Dinner with Dad

Dad gets antsy in the evening. “I suppose we ought to go for a drive,” he says. He has traipsed around Durham earlier in the day, so we head to Chapel Hill. Neither of us is hungry yet. We park and stroll down Franklin. Watch people. Look in windows. Survey the scene.

I point. “Wow, look at those azaleas! Gorgeous!”

“Yeah,” Dad says appreciatively, “they have all that floral shit over here.”

Eventually, we get an outside table at Tallula’s, a Turkish place I used to go to back in the day. Dad asks for the lamb kebab. I order the sea bass special.

"Whoa, it looks like somebody drove over your fish," Dad says.
“Whoa, it looks like somebody drove over your fish,” Dad says.

I eat it quickly. Dad looks at my empty plate. “Must’ve been good, run-over or not.”

“It was delicious,” I say. “How’s your kebab?

“Adequate.”

He keeps eating.

“I’ve had worse.”

A few more bites.

“In England, at a Cypriot restaurant. Tasted like braised donkey butt.”

Five more forkfuls.

“This just might’ve been left over from last night.”

He finishes it.

The check comes. Dad looks at the total. “That’s not bad. The bread was good. So was your crushed fish.”

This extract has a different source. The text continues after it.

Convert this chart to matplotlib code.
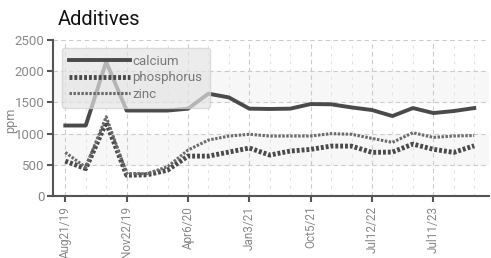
import matplotlib.pyplot as plt
import numpy as np

tick_labels = ['Aug21/19', 'Nov22/19', 'Apr6/20', 'Jan3/21', 'Oct5/21', 'Jul12/22', 'Jul11/23']
calcium = [1130, 1130, 2150, 1370, 1370, 1370, 1400, 1640, 1580, 1400, 1395,
           1400, 1474, 1470, 1420, 1378, 1282, 1410, 1330, 1362, 1410]
phosphorus = [560, 440, 1180, 335, 340, 415, 640, 640, 705, 770, 657,
              721, 748, 801, 800, 700, 705, 833, 749, 700, 806]
zinc = [700, 460, 1270, 360, 360, 470, 737, 897, 961, 990, 961,
        962, 962, 1000, 990, 924, 860, 1015, 940, 962, 970]

plt.rcParams['font.family'] = ['Roboto', 'DejaVu Sans']
x = np.arange(len(calcium))

fig = plt.figure(figsize=(4.91, 2.58), dpi=100)
ax = fig.add_axes([0.108, 0.24, 0.887, 0.605])

# alternating bands
for lo in (500, 1500):
    ax.axhspan(lo, lo + 500, color='#f7f7f7', zorder=0)

ax.plot(x, calcium, color='#c8c8c8', lw=1.2, zorder=2)
ax.plot(x, calcium, color='#4a4a4a', lw=2.8, label='calcium', zorder=3)
ax.plot(x, phosphorus, color='#4a4a4a', lw=3.5, ls=(0, (0.6, 0.4)), label='phosphorus', zorder=3)
ax.plot(x, zinc, color='#6a6a6a', lw=2.2, ls=(0, (0.8, 0.5)), label='zinc', zorder=3)

ax.set_xlim(-0.6, 20.7)
ax.set_ylim(0, 2500)
ax.set_yticks(np.arange(0, 2501, 500))
ax.set_xticks(x[::3])
ax.set_xticklabels(tick_labels, rotation=90)
ax.set_xticks(x, minor=True)
ax.grid(True, which='major', color='#cccccc', ls=(0, (4, 3)), lw=0.8)
ax.grid(True, which='minor', axis='x', color='#e2e2e2', ls=(0, (3, 5)), lw=0.7)
ax.set_axisbelow(True)

for s in ('top', 'right'):
    ax.spines[s].set_visible(False)
for s in ('left', 'bottom'):
    ax.spines[s].set_color('#555555')
    ax.spines[s].set_linewidth(1.5)
ax.tick_params(axis='both', colors='#555555', labelcolor='#888888', width=1.5, length=4)
ax.tick_params(axis='y', labelsize=9.5, pad=2)
ax.tick_params(axis='x', labelsize=8.5, pad=3)
ax.tick_params(axis='x', which='minor', length=0)
fig.text(0.022, 0.535, 'ppm', color='#888888', fontsize=9, rotation=90, ha='center', va='center')

leg = ax.legend(loc='upper left', bbox_to_anchor=(0.02, 0.95), handlelength=4.6, fontsize=9.5,
                frameon=True, fancybox=True, framealpha=0.7, borderpad=0.55,
                labelspacing=0.25, handletextpad=0.2, borderaxespad=0)
leg.get_frame().set_facecolor('#e4e4e4')
leg.get_frame().set_edgecolor('#d0d0d0')
for t in leg.get_texts():
    t.set_color('#777777')

fig.text(0.118, 0.903, 'Additives', fontsize=14.5, color='#111111', va='baseline')

fig.savefig('out.png', dpi=100)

On the way home, Dad narrates all the changes in the landscape over the last 30-odd years.

“How long has that Red Roof Inn been there?!…

I remember when they were building I-40 through here…

That place used to be a small Volkswagen dealership…

(and then waving his hand toward a sea of headstones) They‘ve been there a while, I guess.”

Rarely does my dad laugh at the things that make me laugh because they’re not jokes to him—they’re just his thoughts. But that last one. That last one made us both crack up.